Any help is appreciated.

Keng
  • 52,011
  • 32
  • 81
  • 111
JD.
  • 61
  • 1
  • 2
  • delete? select all? test for and prevent insert? – gbn Dec 15 '09 at 20:51
  • What kind of dialect? Ever heard of group by? – Paco Dec 15 '09 at 20:56
  • 5
    An interesting question is what do you consider within 1 minute of another? If there's a row at 12:30:05, one at 12:30:45 and one at 12:31:10, the first two are within a minute of each other, the last two are as well, but the first and last are not. You would have to figure out how to address that as part of your solution. – BBlake Dec 15 '09 at 20:57
  • Do you want to return the duplicates or return distinct values (without duplicates)? – Gabriel McAdams Dec 15 '09 at 21:16

2 Answers2

15
SELECT
     T1.browser,
     T1.click_type,
     T1.referrer,
     T1.datetime,
     T2.datetime
FROM
     My_Table T1
INNER JOIN My_Table T2 ON
     T2.browser = T1.browser AND
     T2.click_type = T1.click_type AND
     T2.referrrer = T1.referrer AND
     T2.datetime > T1.datetime AND
     T2.datetime <= DATEADD(mi, 1, T1.datetime)
Tom H
  • 46,766
  • 14
  • 87
  • 128
  • 1
    You could also just take off the t2 browser, click_type, and referrer references in the select since they will always equal t1's. – ryanulit Dec 15 '09 at 21:12
  • Thanks for the answer. However, any idea how can I count number of occurrence within 1 minute. Using `count` and `groupby` directly will not yield accurate result. It gave "number of success self join", instead of number of left table before join. – Cheok Yan Cheng Feb 06 '17 at 10:31
  • You'd have to clarify specifically what you want. A string of 20 records each within 5 seconds of each other could be 12 within one minute or 8 within another or they could be 4-12-4 or something else. Probably worth starting your own question rather than trying to sort through it in the comments here. – Tom H Feb 07 '17 at 13:50
1

To prevent inserts

INSERT MyTable (browser, click_type_id, referrer, [datetime])
SELECT
    @browser, @click_type_id, @referrer, @datetime
WHERE
    NOT EXISTS (SELECT *
        FROM
           MyTable M2
        WHERE
           browser = @browser AND click_type_id = @click_type_id AND referrer = @referrer
           AND
           [datetime] < DATEADD(minute, -1, @datetime))

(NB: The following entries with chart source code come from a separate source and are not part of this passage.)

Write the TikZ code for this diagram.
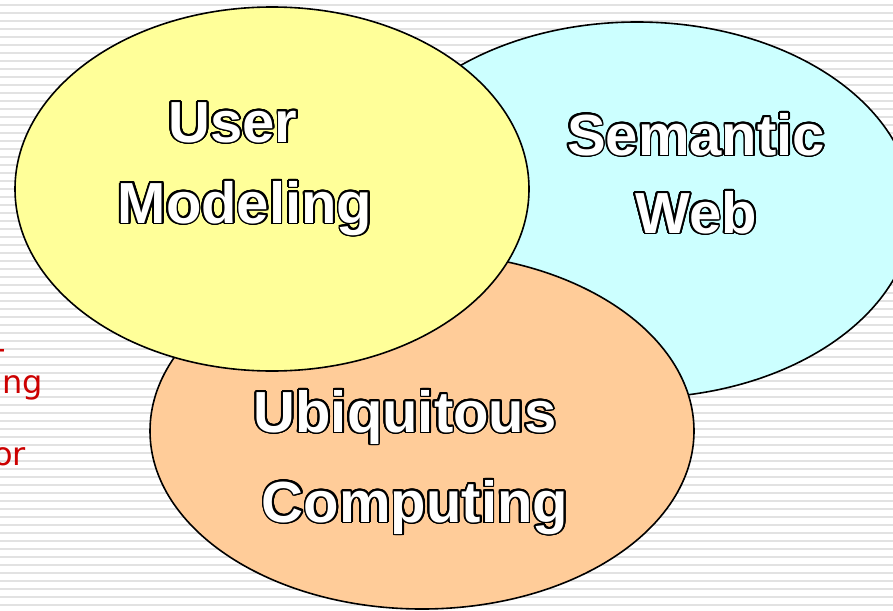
\documentclass[tikz,border=0pt]{standalone}
\usepackage{fontspec}
\setmainfont{Liberation Sans}
\newfontfamily\redfont{DejaVu Sans}
\usepackage{contour}
\contourlength{1.8pt}
\contournumber{24}
\definecolor{stripegray}{HTML}{E2E2E2}
\definecolor{ellyellow}{HTML}{FFFF99}
\definecolor{ellcyan}{HTML}{CCFFFF}
\definecolor{ellorange}{HTML}{FFCC99}
\definecolor{redtxt}{HTML}{CC0000}
\tikzset{
  stripe/.style={draw=stripegray, line width=2.4pt},
  bubble/.style={draw=black, line width=1.6pt},
  lbl/.style={text=white, inner sep=0pt, anchor=base, font=\fontsize{58}{62}\selectfont\bfseries},
  redlbl/.style={text=redtxt, inner sep=0pt, anchor=base east, font=\redfont\fontsize{32}{36}\selectfont}
}
\begin{document}
\begin{tikzpicture}[x=1pt,y=-1pt]
\useasboundingbox (0,0) rectangle (893,610);
\clip (0,0) rectangle (893,610);
\fill[white] (0,0) rectangle (893,610);
\foreach \y in {5,13,...,610} \draw[stripe] (0,\y) -- (893,\y);
% left partial red text
\node[redlbl] (r1) at (6,359) {-};
\node[redlbl] (r2) at (43,393) {ing};
\node[redlbl] (r3) at (26,465) {or};
% ellipses
\coordinate (cweb) at (637,210);
\coordinate (cubi) at (422,431);
\coordinate (cuser) at (272,189);
\draw[bubble, fill=ellcyan] (cweb) ellipse [x radius=276, y radius=188];
\draw[bubble, fill=ellorange] (cubi) ellipse [x radius=272, y radius=178];
\draw[bubble, fill=ellyellow] (cuser) ellipse [x radius=257, y radius=182];
% labels
\node[lbl] (user) at (233,142) {\contour{black}{User}};
\node[lbl] (model) at (245,223) {\contour{black}{Modeling}};
\node[lbl] (sem) at (696,155) {\contour{black}{Semantic}};
\node[lbl] (web) at (696,233) {\contour{black}{Web}};
\node[lbl] (ubi) at (405,432) {\contour{black}{Ubiquitous}};
\node[lbl] (comp) at (415,522) {\contour{black}{Computing}};
\end{tikzpicture}
\end{document}
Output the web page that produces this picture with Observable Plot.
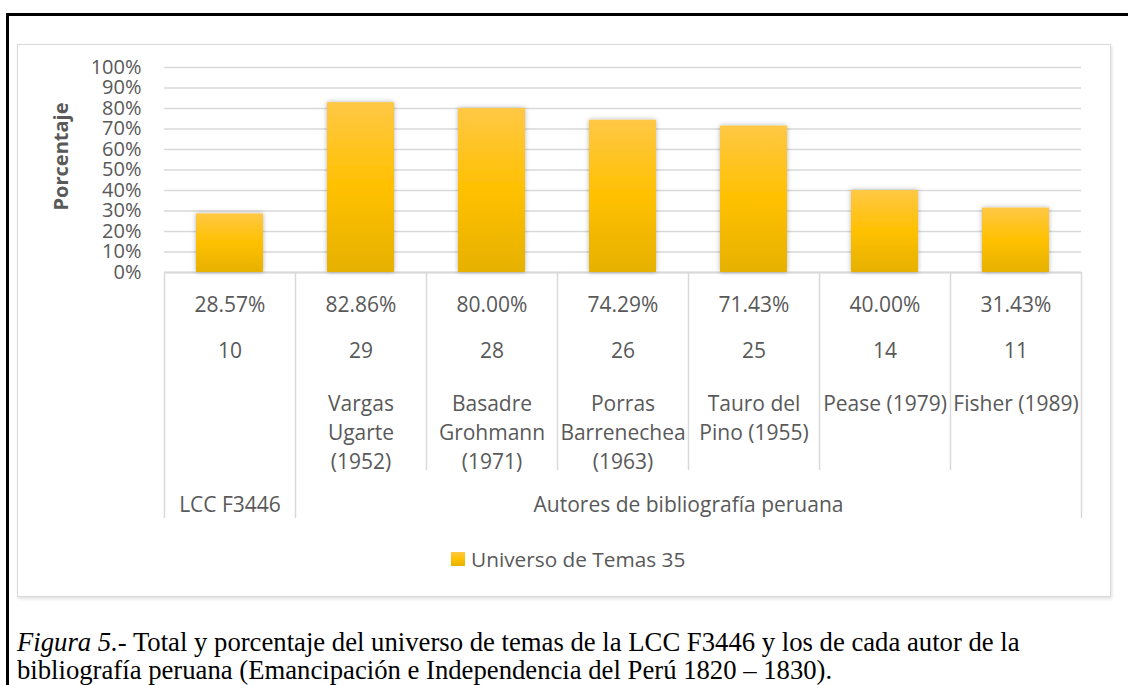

To find in existing data (relies on smalldatetime accuracy and may help to avoid issues as per comment to question)

SELECT
   browser, click_type_id, referrer, COUNT(*)
FROM
   MyTable
GROUP BY
    browser, click_type_id, referrer, (CAST [datetime] AS smalldatetime)
HAVING
    COUNT(*) > 1
gbn
  • 422,506
  • 82
  • 585
  • 676